知らない人の名前についつい笑ってしまうのも、そのここだけの物語感がおかしいからってのもあるのでは。通常、アトラクションって抽象的で誰がいても何度来ても大体同じ。でも、ここではなぜか阿部さんって人が出てくる。

何度も何度も名前を呼ぶということは、ここだけの物語を紡ぐのに一役買っている。特に出張授業のような一時の特別な場では、この発想は重要になるでしょう。自分たちが受講しても誰が受講しても同じなんじゃないかって感じがする、つるつるの決まりきったプログラムを展開されるより、自分たちが主人公でも脇役でもなんでもいいから役割をもって登場するような、オンリーワンのプログラムが展開されてほしいはず。そのために、阿部さんを登場させ、そのキャラをみんなで認識し、また阿部さんに登場してもらう必要がある。(算数の問題の解き方に「◯◯君方式」と名前をつけるのと似てますね)

でも、全員の名前を呼ぶのは難しい。タートル・トークで名前を繰り返し呼ばれるのは2〜3人のよう。1〜2時間の出張授業なら、2〜3人でもいいのかもしれない。主人公、主要登場人物がいて、他の子はたとえ脇役的であっても、その物語の中にいたり、その物語を楽しめたりすればよいのかもしれない。理想的には、普段の授業で主人公になれない子が、出張授業だからこそ主人公になれるといいなーと思うのですが。

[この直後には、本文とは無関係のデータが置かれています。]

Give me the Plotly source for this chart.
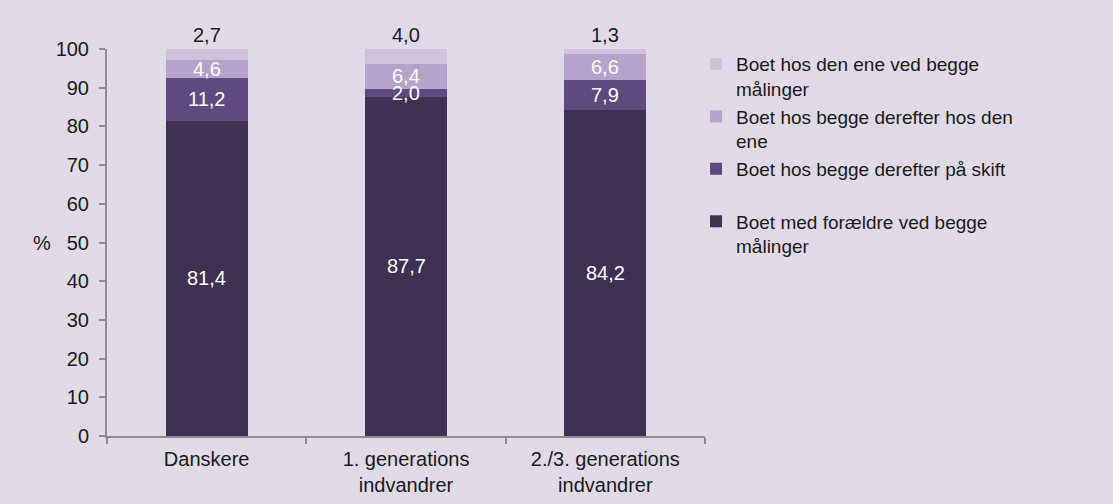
import plotly.graph_objects as go

categories = ["Danskere", "1. generations<br>indvandrer", "2./3. generations<br>indvandrer"]
series_names = [
    "Boet med forældre ved begge<br>målinger",
    "Boet hos begge derefter på skift<br> ",
    "Boet hos begge derefter hos den<br>ene",
    "Boet hos den ene ved begge<br>målinger",
]
med_foraeldre = [81.4, 87.7, 84.2]
paa_skift = [11.2, 2.0, 7.9]
hos_den_ene_efter = [4.6, 6.4, 6.6]
hos_den_ene_begge = [2.7, 4.0, 1.3]
y_ticks = [0, 10, 20, 30, 40, 50, 60, 70, 80, 90, 100]

series_values = [med_foraeldre, paa_skift, hos_den_ene_efter, hos_den_ene_begge]
colors = ["#3F3152", "#5E4A7E", "#B5A3CB", "#CEC2DC"]
label_colors = ["white", "white", "white", "#1a1a1a"]

FONT = "Liberation Sans, Arial, sans-serif"
Y_MAX = 100

fig = go.Figure()
for name, vals, col in zip(series_names, series_values, colors):
    fig.add_trace(go.Bar(
        x=categories, y=vals, name=name,
        marker=dict(color=col, line=dict(width=0)),
    ))

def fmt(v):
    return f"{v:.1f}".replace(".", ",")

annotations = []
for ci, cat in enumerate(categories):
    base = 0.0
    for si, vals in enumerate(series_values):
        v = vals[ci]
        if si == len(series_values) - 1:
            annotations.append(dict(x=cat, y=min(base + v, Y_MAX), text=fmt(v), showarrow=False,
                                    yanchor="bottom", yshift=1,
                                    font=dict(color=label_colors[si], size=20, family=FONT)))
        else:
            annotations.append(dict(x=cat, y=base + v / 2, text=fmt(v), showarrow=False,
                                    yanchor="middle",
                                    font=dict(color=label_colors[si], size=20, family=FONT)))
        base += v

annotations.append(dict(xref="paper", yref="paper", x=-0.108, y=0.5, text="%",
                        showarrow=False, xanchor="center", yanchor="middle",
                        font=dict(size=20, color="#1a1a1a", family=FONT)))

fig.update_layout(
    barmode="stack",
    bargap=0.59,
    width=1113, height=504,
    margin=dict(l=107, r=408, t=49, b=68),
    paper_bgcolor="#E0DAE8",
    plot_bgcolor="#E0DAE8",
    font=dict(family=FONT, size=20, color="#1a1a1a"),
    showlegend=True,
    legend=dict(
        x=0.985, y=1.01, xanchor="left", yanchor="top",
        traceorder="reversed", valign="top",
        font=dict(size=19, family=FONT, color="#1a1a1a"),
        bgcolor="rgba(0,0,0,0)", itemwidth=30, tracegroupgap=0,
    ),
    annotations=annotations,
    xaxis=dict(
        showline=True, linecolor="#8C8C8C", linewidth=2,
        ticks="outside", tickson="boundaries", ticklen=6, tickcolor="#8C8C8C", tickwidth=2,
        showgrid=False, automargin=False, ticklabelstandoff=4,
        tickfont=dict(size=20, family=FONT, color="#1a1a1a"),
    ),
    yaxis=dict(
        range=[0, Y_MAX], tickvals=y_ticks,
        showline=True, linecolor="#8C8C8C", linewidth=2,
        ticks="outside", ticklen=6, tickcolor="#8C8C8C", tickwidth=2,
        showgrid=False, zeroline=False, automargin=False, ticklabelstandoff=6,
        tickfont=dict(size=20, family=FONT, color="#1a1a1a"),
    ),
)

fig.write_html("out.html", config={"displayModeBar": False},
               post_script="document.body.style.margin='0';")
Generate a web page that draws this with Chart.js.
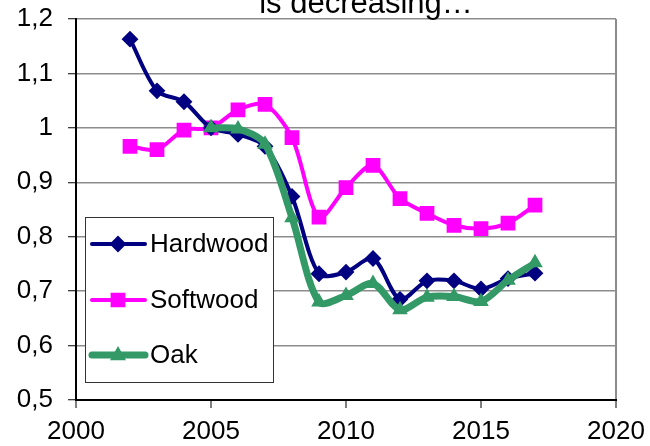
<!DOCTYPE html>
<html>
<head>
<meta charset="utf-8">
<script src="https://cdn.jsdelivr.net/npm/chart.js@4/dist/chart.umd.min.js"></script>
<style>
    html, body { margin: 0; padding: 0; background: #fff; }
    #wrap { width: 650px; height: 446px; }
</style>
</head>
<body>
<div id="wrap"><canvas id="chart" width="650" height="446"></canvas></div>
<script>
// ============= Data =============
const years = [2002, 2003, 2004, 2005, 2006, 2007, 2008, 2009, 2010, 2011, 2012, 2013, 2014, 2015, 2016, 2017];
const hardwood = [1.163, 1.068, 1.048, 1.0, 0.988, 0.966, 0.874, 0.732, 0.735, 0.760, 0.685, 0.719, 0.719, 0.704, 0.723, 0.733];
const softwood = [0.966, 0.960, 0.996, 1.0, 1.033, 1.043, 0.982, 0.836, 0.890, 0.931, 0.870, 0.843, 0.821, 0.815, 0.825, 0.858];
const oak = [null, null, null, 1.0, 0.998, 0.970, 0.835, 0.680, 0.692, 0.714, 0.666, 0.689, 0.690, 0.681, 0.720, 0.752];
const xTicks = [2000, 2005, 2010, 2015, 2020];
const yTicks = [0.5, 0.6, 0.7, 0.8, 0.9, 1.0, 1.1, 1.2];
const titleText = 'is decreasing…';

const FONT = '"Liberation Sans", Arial, sans-serif';

const toPoints = vals => years.map((y, i) => ({ x: y, y: vals[i] })).filter(p => p.y !== null);

const series = [
    { label: 'Hardwood', data: hardwood, color: '#000080', width: 4, style: 'rectRot', radius: 7, order: 1 },
    { label: 'Softwood', data: softwood, color: '#FF00FF', width: 4, style: 'rect', radius: 9, order: 2 },
    { label: 'Oak', data: oak, color: '#339966', width: 7, style: 'triangle', radius: 7, order: 0 }
];

// Title, partly cut at the top of the picture
const titlePlugin = {
    id: 'cutTitle',
    afterDraw(chart) {
        const ctx = chart.ctx;
        ctx.save();
        ctx.font = '31px ' + FONT;
        ctx.fillStyle = '#000';
        ctx.textAlign = 'center';
        ctx.textBaseline = 'alphabetic';
        ctx.fillText(titleText, 366, 13);
        ctx.restore();
    }
};

function drawMarker(ctx, style, x, y, r) {
    ctx.beginPath();
    if (style === 'rectRot') {
        ctx.moveTo(x, y - r); ctx.lineTo(x + r, y); ctx.lineTo(x, y + r); ctx.lineTo(x - r, y);
    } else if (style === 'rect') {
        const s = r * Math.SQRT1_2;
        ctx.rect(x - s, y - s, 2 * s, 2 * s);
    } else {
        ctx.moveTo(x, y - r); ctx.lineTo(x + r * 0.9, y + r * 0.6); ctx.lineTo(x - r * 0.9, y + r * 0.6);
    }
    ctx.closePath();
    ctx.fill();
    ctx.stroke();
}

// Legend boxed inside the plot area
const legendPlugin = {
    id: 'boxLegend',
    afterDatasetsDraw(chart) {
        const ctx = chart.ctx;
        const box = { x: 85, y: 217, w: 188, h: 165 };
        ctx.save();
        ctx.fillStyle = '#fff';
        ctx.strokeStyle = '#333';
        ctx.lineWidth = 1;
        ctx.fillRect(box.x, box.y, box.w, box.h);
        ctx.strokeRect(box.x + 0.5, box.y + 0.5, box.w, box.h);
        const rows = [244, 300, 355];
        series.forEach((s, i) => {
            const y = rows[i];
            ctx.strokeStyle = s.color;
            ctx.fillStyle = s.color;
            ctx.lineWidth = s.width;
            ctx.lineCap = 'round';
            ctx.beginPath();
            ctx.moveTo(92, y);
            ctx.lineTo(145, y);
            ctx.stroke();
            ctx.lineWidth = 2;
            drawMarker(ctx, s.style, 118, y, s.radius);
            ctx.fillStyle = '#000';
            ctx.font = '26px ' + FONT;
            ctx.textAlign = 'left';
            ctx.textBaseline = 'middle';
            ctx.fillText(s.label, 150, y + 1);
        });
        ctx.restore();
    }
};

const fmt = v => Number(v.toFixed(1)).toString().replace('.', ',');

new Chart(document.getElementById('chart'), {
    type: 'line',
    data: {
        datasets: series.map(s => ({
            label: s.label,
            data: toPoints(s.data),
            borderColor: s.color,
            backgroundColor: s.color,
            borderWidth: s.width,
            pointStyle: s.style,
            pointRadius: s.radius,
            pointBorderWidth: 2,
            pointBackgroundColor: s.color,
            pointBorderColor: s.color,
            tension: 0.3,
            order: s.order,
            fill: false
        }))
    },
    options: {
        responsive: false,
        animation: false,
        events: [],
        layout: { padding: { left: 0, right: 34, top: 19, bottom: 0 } },
        plugins: { legend: { display: false }, tooltip: { enabled: false }, title: { display: false } },
        scales: {
            x: {
                type: 'linear',
                min: 2000,
                max: 2020,
                afterFit: s => { s.height = 46; s.paddingLeft = 0; s.paddingRight = 0; },
                afterBuildTicks: s => { s.ticks = xTicks.map(v => ({ value: v })); },
                ticks: { color: '#000', font: { family: FONT, size: 26 }, padding: 8, maxRotation: 0, callback: v => String(v) },
                grid: {
                    color: c => (c.tick && c.tick.value === 2020 ? '#8c8c8c' : 'rgba(0,0,0,0)'),
                    lineWidth: 2,
                    tickColor: '#000',
                    tickLength: 8,
                    tickWidth: 1
                },
                border: { color: '#000', width: 2 }
            },
            y: {
                min: 0.5,
                max: 1.2,
                afterFit: s => { s.width = 76; s.paddingTop = 0; s.paddingBottom = 0; },
                afterBuildTicks: s => { s.ticks = yTicks.map(v => ({ value: v })); },
                ticks: { color: '#000', font: { family: FONT, size: 26 }, padding: 15, callback: v => fmt(v) },
                grid: {
                    color: '#8c8c8c',
                    lineWidth: 1.5,
                    tickColor: '#000',
                    tickLength: 8,
                    tickWidth: 1
                },
                border: { color: '#000', width: 2 }
            }
        }
    },
    plugins: [titlePlugin, legendPlugin]
});
</script>
</body>
</html>
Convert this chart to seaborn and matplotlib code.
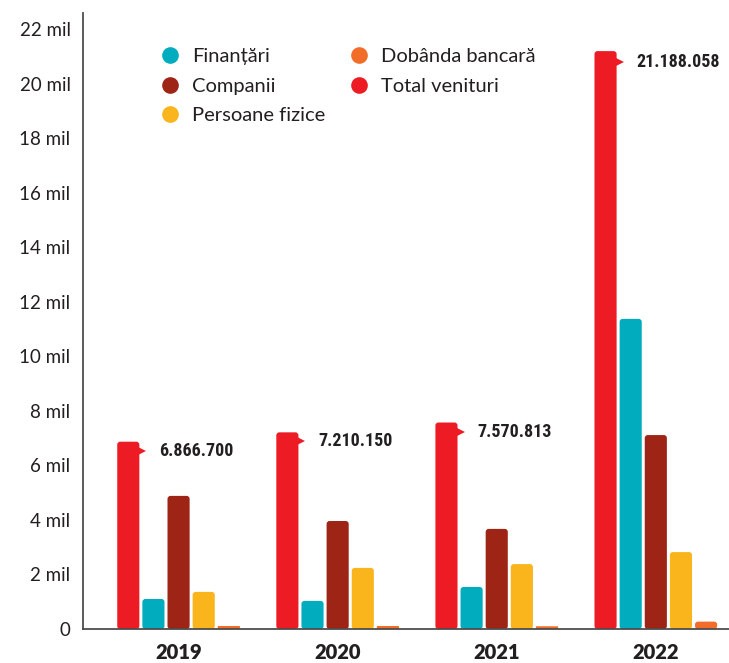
import matplotlib
matplotlib.use("Agg")
import matplotlib.pyplot as plt
from matplotlib import font_manager
from matplotlib.patches import FancyBboxPatch
from matplotlib.lines import Line2D
import matplotlib.transforms as mtransforms
import seaborn as sns
import pandas as pd

years = ["2019", "2020", "2021", "2022"]
categories = ["Total venituri", "Finanțări", "Companii", "Persoane fizice", "Dobânda bancară"]
total_venituri = [6.8667, 7.21015, 7.570813, 21.188058]
finantari = [1.10, 1.03, 1.54, 11.37]
companii = [4.88, 3.96, 3.67, 7.11]
persoane_fizice = [1.36, 2.24, 2.38, 2.82]
dobanda = [0.11, 0.11, 0.10, 0.27]
total_labels = ["6.866.700", "7.210.150", "7.570.813", "21.188.058"]
yticks = list(range(0, 23, 2))
ytick_labels = ["0"] + [f"{v} mil" for v in yticks[1:]]

colors = {
    "Total venituri": "#ED1C24",
    "Finanțări": "#00ACBD",
    "Companii": "#9E2416",
    "Persoane fizice": "#F9B51B",
    "Dobânda bancară": "#F26C2A",
}
legend_order = ["Finanțări", "Companii", "Persoane fizice", "Dobânda bancară", "Total venituri"]

rows = []
series = [total_venituri, finantari, companii, persoane_fizice, dobanda]
for cat, vals in zip(categories, series):
    for y, v in zip(years, vals):
        rows.append({"An": y, "Categorie": cat, "Valoare": v})
df = pd.DataFrame(rows)

sns.set_theme(style="white")
plt.rcParams["font.family"] = ["Lato", "DejaVu Sans"]

avail = {f.name for f in font_manager.fontManager.ttflist}
cond_family = None
for fam in ["Roboto Condensed", "Liberation Sans Narrow", "Open Sans Condensed", "DejaVu Sans"]:
    if fam in avail:
        cond_family = fam
        break

fig = plt.figure(figsize=(7.29, 6.63), dpi=100)
ax = fig.add_axes([0.114, 0.0513, 0.886, 0.9297])

sns.barplot(data=df, x="An", y="Valoare", hue="Categorie", hue_order=categories,
            palette=colors, order=years, width=0.79, gap=0.12, ax=ax,
            legend=False, saturation=1)

ax.set_xlim(-0.60, 3.46)
ax.set_ylim(0, 22.6)

# rounded bars
px_per_x = 0.886 * 729 / (3.46 + 0.60)
px_per_y = 0.9297 * 663 / 22.6
aspect = px_per_x / px_per_y
bars = list(ax.patches)
for p in bars:
    x, y = p.get_x(), p.get_y()
    w, h = p.get_width(), p.get_height()
    fc = p.get_facecolor()
    p.remove()
    r = 3.0 / px_per_x
    rmax = min(w / 2, (h / aspect) / 2)
    r = max(min(r, rmax * 0.9), 0.0)
    if h * px_per_y < 4:
        r = 0.0
    fb = FancyBboxPatch((x, y), w, h, boxstyle=f"round,pad=0,rounding_size={r}",
                        mutation_aspect=aspect, facecolor=fc, edgecolor="none",
                        zorder=2, antialiased=True)
    ax.add_patch(fb)

# labels with notch on total bars
red_bars = bars[:4]
for p, lab in zip(red_bars, total_labels):
    xr = p.get_x() + p.get_width()
    top = p.get_height()
    off = -6.5 if top < 15 else -7.5
    ln, = ax.plot([xr], [top], marker=">", markersize=10, color=colors["Total venituri"],
                  linestyle="none", zorder=3, markeredgewidth=0)
    ln.set_transform(ax.transData + mtransforms.ScaledTranslation(
        0, off / 72, fig.dpi_scale_trans))
    kw = dict(fontsize=13, fontweight="bold", color="#231F20")
    if cond_family == "DejaVu Sans":
        kw["fontstretch"] = "condensed"
    ax.annotate(lab, xy=(xr, top), xytext=(14, off), textcoords="offset points",
                ha="left", va="center", family=[cond_family], **kw)

# axes styling
for s in ["top", "right"]:
    ax.spines[s].set_visible(False)
ax.spines["left"].set_color("#4d4d4d")
ax.spines["left"].set_linewidth(1.3)
ax.spines["bottom"].set_color("#4d4d4d")
ax.spines["bottom"].set_linewidth(1.3)
ax.set_yticks(yticks)
ax.set_yticklabels(ytick_labels)
ax.tick_params(axis="y", direction="in", length=8, width=1.2, color="#4d4d4d",
               labelsize=13.5, labelcolor="#231F20", pad=9)
ax.tick_params(axis="x", length=0, labelsize=14.5, labelcolor="#231F20", pad=10)
for t in ax.get_xticklabels():
    t.set_fontweight("heavy")
ax.set_xlabel("")
ax.set_ylabel("")
ax.grid(False)

handles = [Line2D([0], [0], marker="o", linestyle="none", markersize=12,
                  markerfacecolor=colors[c], markeredgewidth=0) for c in legend_order]
leg = ax.legend(handles, legend_order, ncol=2, loc="upper left",
                bbox_to_anchor=(0.088, 0.972), frameon=False, fontsize=14.5,
                labelcolor="#231F20", handletextpad=0.5, columnspacing=1.05,
                labelspacing=0.62, handlelength=1.2)

fig.savefig("out.png", dpi=100)
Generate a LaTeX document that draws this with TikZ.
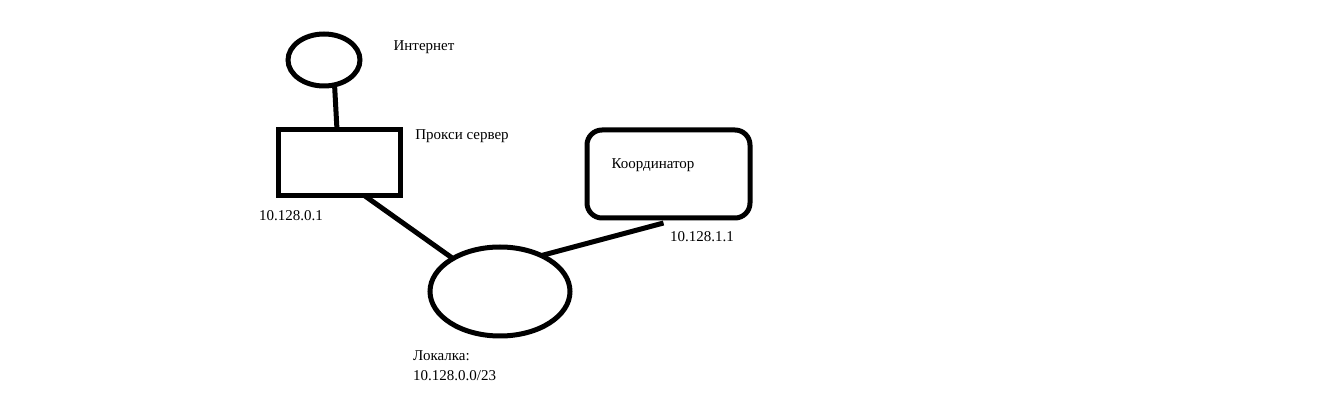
\documentclass[tikz,border=0pt]{standalone}
\usepackage{fontspec}
\setmainfont{Liberation Serif}
\usetikzlibrary{shapes.geometric}
\begin{document}
\begin{tikzpicture}[x=1pt,y=-1pt,
  shp/.style={draw=black,line width=5pt,inner sep=0pt,outer sep=0pt},
  oval/.style={shp,ellipse},
  box/.style={shp,rectangle},
  conn/.style={draw=black,line width=5pt},
  lbl/.style={font=\fontsize{15}{20}\selectfont,inner sep=0pt,text=black}]
\fill[white] (0,0) rectangle (1338,411);
\useasboundingbox (0,0) rectangle (1338,411);
\node[oval,minimum width=72pt,minimum height=52pt] (inet) at (324,60) {};
\node[box,minimum width=122pt,minimum height=66pt] (proxy) at (339,163) {};
\node[oval,minimum width=140pt,minimum height=89pt] (lan) at (500,291.5) {};
\node[box,rounded corners=15pt,minimum width=163pt,minimum height=88pt] (coord) at (668.5,174) {};
\node[lbl] (tinet) at (424,47) {Интернет};
\node[lbl] (tproxy) at (462,136) {Прокси сервер};
\node[lbl] (tpip) at (291,216) {10.128.0.1};
\node[lbl] (tcoord) at (653,165) {Координатор};
\node[lbl] (tcip) at (702,237) {10.128.1.1};
\node[lbl,align=left,anchor=north west] (tlan) at (413,350) {Локалка:\\10.128.0.0/23};
\draw[conn] (inet.-67) -- ([xshift=-2pt]proxy.north);
\draw[conn] ([xshift=26pt]proxy.south) -- (lan.145);
\draw[conn] (lan.41) -- ([xshift=-5pt,yshift=-5pt]coord.south);
\end{tikzpicture}
\end{document}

毎回の(出張)授業で、授業者のあなたは、別々の主人公に出会っているか、そこだけの物語を紡げているのか。どこでも通用するプログラムを目指しながら、一方でそこだけのストーリーを紡ぐという、矛盾するようなファンタジーをつくっていく。ACEに限って言えば、我々の仕事ってそういうものなんじゃないかと思います。